Eduardo Costa
Vi na televisão uma reportagem sobre falsificação de cédulas no país e quase caí do sofá com duas declarações. O bacana do Banco Central falou que descobrir a nota falsa é fácil e só depende de “um pouco de atenção” de nós outros, cidadãos. O chique da Polícia Federal advertiu que quem recebe nota falsa deve imediatamente avisar às autoridades, para não se tornar criminoso. Francamente! Até parece que teremos sempre tempo, paciência e competência para olhar cuidadosamente a nota, de encontro à luz, descobrindo qual tem relevo, qual tem bicho... Brincadeira!
Por isso, gosto de um texto com o título acima que circula pela internet e que ousei resumir assim:
José foi assaltado. Assumiu a culpa pelo roubo: “Eu dei bobeira, não deveria ter parado naquele sinal”. Maria foi estuprada.

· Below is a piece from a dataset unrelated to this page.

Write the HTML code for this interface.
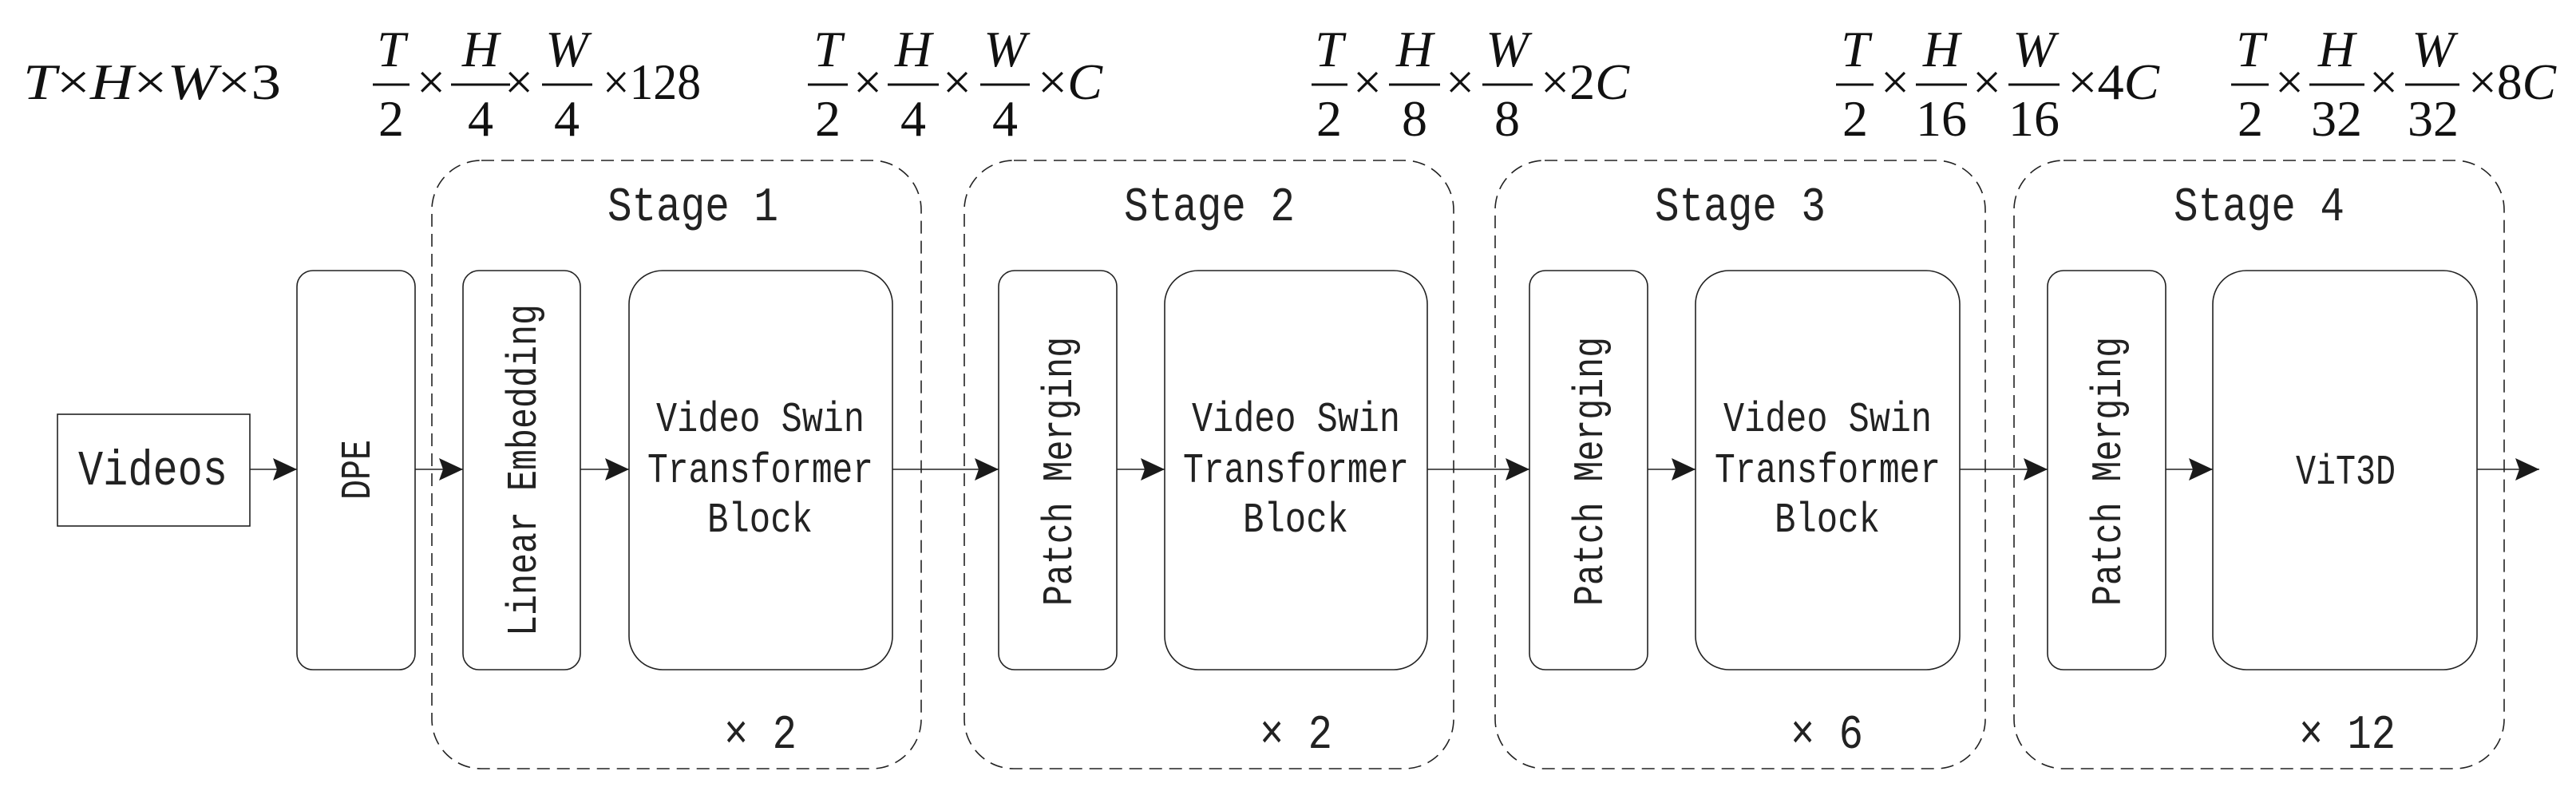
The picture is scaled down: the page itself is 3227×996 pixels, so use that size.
<!DOCTYPE html>
<html><head><meta charset="utf-8"><style>html,body{margin:0;padding:0;background:#fff}svg{display:block}</style></head>
<body>
<svg width="3227" height="996" viewBox="0 0 3227 996" xmlns="http://www.w3.org/2000/svg">
<defs>
<marker id="ah" markerWidth="32" markerHeight="28" refX="30" refY="14" orient="auto" markerUnits="userSpaceOnUse">
<path d="M0,0 L30,14 L0,28 L5,14 Z" fill="#1a1a1a"/>
</marker>
</defs>
<g fill="none" stroke="#222" stroke-width="1.6">
<g stroke-dasharray="16 9">
<rect x="541" y="201" width="613" height="762" rx="62"/>
<rect x="1208" y="201" width="613" height="762" rx="62"/>
<rect x="1873" y="201" width="614" height="762" rx="62"/>
<rect x="2523" y="201" width="614" height="762" rx="62"/>
</g>
<rect x="72" y="519" width="241" height="140"/>
<rect x="372" y="339" width="148" height="500" rx="20"/>
<rect x="580" y="339" width="147" height="500" rx="20"/>
<rect x="788" y="339" width="330" height="500" rx="42"/>
<rect x="1251" y="339" width="148" height="500" rx="20"/>
<rect x="1459" y="339" width="329" height="500" rx="42"/>
<rect x="1916" y="339" width="148" height="500" rx="20"/>
<rect x="2124" y="339" width="331" height="500" rx="42"/>
<rect x="2565" y="339" width="148" height="500" rx="20"/>
<rect x="2772" y="339" width="331" height="500" rx="42"/>
</g>
<g stroke="#222" stroke-width="1.6" marker-end="url(#ah)">
<line x1="313" y1="588" x2="372" y2="588"/>
<line x1="520" y1="588" x2="580" y2="588"/>
<line x1="727" y1="588" x2="788" y2="588"/>
<line x1="1118" y1="588" x2="1251" y2="588"/>
<line x1="1399" y1="588" x2="1459" y2="588"/>
<line x1="1788" y1="588" x2="1916" y2="588"/>
<line x1="2064" y1="588" x2="2124" y2="588"/>
<line x1="2455" y1="588" x2="2565" y2="588"/>
<line x1="2713" y1="588" x2="2772" y2="588"/>
<line x1="3103" y1="588" x2="3181" y2="588"/>
</g>
<g font-family="'Liberation Mono', monospace" fill="#222" font-size="56">
<text x="98" y="607" font-size="62" textLength="187" lengthAdjust="spacingAndGlyphs">Videos</text>
<text x="761" y="276" font-size="60" textLength="214" lengthAdjust="spacingAndGlyphs">Stage 1</text>
<text x="1408" y="276" font-size="60" textLength="214" lengthAdjust="spacingAndGlyphs">Stage 2</text>
<text x="2073" y="276" font-size="60" textLength="214" lengthAdjust="spacingAndGlyphs">Stage 3</text>
<text x="2723" y="276" font-size="60" textLength="214" lengthAdjust="spacingAndGlyphs">Stage 4</text>
<g font-size="53">
<text x="822" y="540" textLength="261" lengthAdjust="spacingAndGlyphs">Video Swin</text>
<text x="811" y="604" textLength="283" lengthAdjust="spacingAndGlyphs">Transformer</text>
<text x="886" y="666" textLength="132" lengthAdjust="spacingAndGlyphs">Block</text>
<text x="1493" y="540" textLength="261" lengthAdjust="spacingAndGlyphs">Video Swin</text>
<text x="1482" y="604" textLength="283" lengthAdjust="spacingAndGlyphs">Transformer</text>
<text x="1557" y="666" textLength="132" lengthAdjust="spacingAndGlyphs">Block</text>
<text x="2159" y="540" textLength="261" lengthAdjust="spacingAndGlyphs">Video Swin</text>
<text x="2148" y="604" textLength="283" lengthAdjust="spacingAndGlyphs">Transformer</text>
<text x="2223" y="666" textLength="132" lengthAdjust="spacingAndGlyphs">Block</text>
<text x="2876" y="606" textLength="125" lengthAdjust="spacingAndGlyphs">ViT3D</text>
<text transform="translate(463,626) rotate(-90)" textLength="75" lengthAdjust="spacingAndGlyphs">DPE</text>
<text transform="translate(671,797) rotate(-90)" textLength="416" lengthAdjust="spacingAndGlyphs">Linear Embedding</text>
<text transform="translate(1342,759) rotate(-90)" textLength="337" lengthAdjust="spacingAndGlyphs">Patch Merging</text>
<text transform="translate(2007,759) rotate(-90)" textLength="337" lengthAdjust="spacingAndGlyphs">Patch Merging</text>
<text transform="translate(2656,759) rotate(-90)" textLength="337" lengthAdjust="spacingAndGlyphs">Patch Merging</text>
</g>
<g font-size="60">
<text x="907" y="937" textLength="91" lengthAdjust="spacingAndGlyphs">× 2</text>
<text x="1578" y="937" textLength="91" lengthAdjust="spacingAndGlyphs">× 2</text>
<text x="2243" y="937" textLength="91" lengthAdjust="spacingAndGlyphs">× 6</text>
<text x="2880" y="937" textLength="121" lengthAdjust="spacingAndGlyphs">× 12</text>
</g>
</g>
<g font-family="'Liberation Serif', serif" font-size="64" fill="#111" text-anchor="middle">
<text x="29" y="124" text-anchor="start" textLength="323" lengthAdjust="spacingAndGlyphs"><tspan font-style="italic">T</tspan>×<tspan font-style="italic">H</tspan>×<tspan font-style="italic">W</tspan>×3</text>
<g stroke="#111" stroke-width="3">
<line x1="467" y1="106" x2="513" y2="106"/><line x1="565" y1="106" x2="639" y2="106"/><line x1="679" y1="106" x2="742" y2="106"/>
<line x1="1012" y1="106" x2="1062" y2="106"/><line x1="1112" y1="106" x2="1176" y2="106"/><line x1="1228" y1="106" x2="1290" y2="106"/>
<line x1="1643" y1="106" x2="1688" y2="106"/><line x1="1740" y1="106" x2="1804" y2="106"/><line x1="1857" y1="106" x2="1920" y2="106"/>
<line x1="2300" y1="106" x2="2347" y2="106"/><line x1="2400" y1="106" x2="2464" y2="106"/><line x1="2516" y1="106" x2="2580" y2="106"/>
<line x1="2795" y1="106" x2="2842" y2="106"/><line x1="2893" y1="106" x2="2962" y2="106"/><line x1="3013" y1="106" x2="3081" y2="106"/>
</g>
<g font-style="italic">
<text x="490" y="83">T</text><text x="602" y="83">H</text><text x="710" y="83">W</text>
<text x="1037" y="83">T</text><text x="1144" y="83">H</text><text x="1259" y="83">W</text>
<text x="1665" y="83">T</text><text x="1772" y="83">H</text><text x="1888" y="83">W</text>
<text x="2324" y="83">T</text><text x="2432" y="83">H</text><text x="2548" y="83">W</text>
<text x="2819" y="83">T</text><text x="2927" y="83">H</text><text x="3048" y="83">W</text>
</g>
<text x="490" y="170">2</text><text x="602" y="170">4</text><text x="710" y="170">4</text>
<text x="1037" y="170">2</text><text x="1144" y="170">4</text><text x="1259" y="170">4</text>
<text x="1665" y="170">2</text><text x="1772" y="170">8</text><text x="1888" y="170">8</text>
<text x="2324" y="170">2</text><text x="2432" y="170">16</text><text x="2548" y="170">16</text>
<text x="2819" y="170">2</text><text x="2927" y="170">32</text><text x="3048" y="170">32</text>
<text x="540" y="124">×</text><text x="650" y="124">×</text>
<text x="1087" y="124">×</text><text x="1199" y="124">×</text>
<text x="1713" y="124">×</text><text x="1829" y="124">×</text>
<text x="2374" y="124">×</text><text x="2489" y="124">×</text>
<text x="2868" y="124">×</text><text x="2986" y="124">×</text>
<text x="755" y="124" text-anchor="start" textLength="123" lengthAdjust="spacingAndGlyphs">×128</text>
<text x="1300" y="124" text-anchor="start" textLength="81" lengthAdjust="spacingAndGlyphs">×<tspan font-style="italic">C</tspan></text>
<text x="1930" y="124" text-anchor="start" textLength="111" lengthAdjust="spacingAndGlyphs">×2<tspan font-style="italic">C</tspan></text>
<text x="2590" y="124" text-anchor="start" textLength="115" lengthAdjust="spacingAndGlyphs">×4<tspan font-style="italic">C</tspan></text>
<text x="3092" y="124" text-anchor="start" textLength="110" lengthAdjust="spacingAndGlyphs">×8<tspan font-style="italic">C</tspan></text>
</g>
</svg>
</body></html>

Deixou clara a própria responsabilidade pelo episódio: “Vacilei, não deveria ter ido comprar pão sozinha”. Um ladrão arrancou o celular das mãos de João, e ele, João, assumiu total culpa pelo crime: “Não sei onde estava com a cabeça quando fui atender uma ligação no meio da rua”. Joana foi morta durante um assalto porque gritou. Foi condenada por todos: “Que estupidez dela ter gritado, todo mundo sabe que durante um assalto o melhor é ficar em silêncio”. Mário, policial militar, foi morto a tiros por traficantes. Os parentes o recriminaram duramente: “Ele sempre foi cabeça-dura, nunca quis esconder a farda quando voltava para casa”. Paulo, líder comunitário, foi esfaqueado pelos mesmos traficantes. Os amigos disseram: “Que falta de juízo, procurar a polícia para denunciar que o crime estava dominando o morro”. Marcos teve a loja assaltada e quase levou um tiro. Os empregados reclamaram:
“Que estupidez, deixar aquele monte de mercadoria exposta na vitrine”. Marcos passou a deixar tudo trancado em um cofre, a loja foi assaltada de novo, e um dos funcionários, após quase levar um tiro por ter demorado a abrir o cofre, agrediu-o violentamente: “Seu miserável, fica trancando tudo, mais preocupado com as mercadorias do que com a gente”. João estava jantando com a namorada em um movimentado restaurante quando uma quadrilha armada saqueou todos os clientes. O futuro sogro não gostou: “Esse rapaz é um irresponsável, sabe muito bem que não estamos em época de ficar bestando por aí, jantando fora, e acabou traumatizando minha filha”. Patrícia viajou a negócios. Desembarcou no aeroporto com o “notebook” e tomou um táxi. Foi assaltada em um semáforo. O chefe disse: “Você não poderia ter desembarcado sem antes esconder o ‘notebook’”.
De exemplo em exemplo, vamos chegando a uma verdadeira “rotina do absurdo”. No Brasil, é normal o cidadão ter medo de andar pelas ruas; é comum um policial não revelar a profissão, para não morrer; é usual pessoas pedirem permissão a traficantes para subirem em morros e é rotina abrir-se mão da cidadania mais básica... Tudo é tão normal que as vítimas estão se tornando culpadas pelos crimes.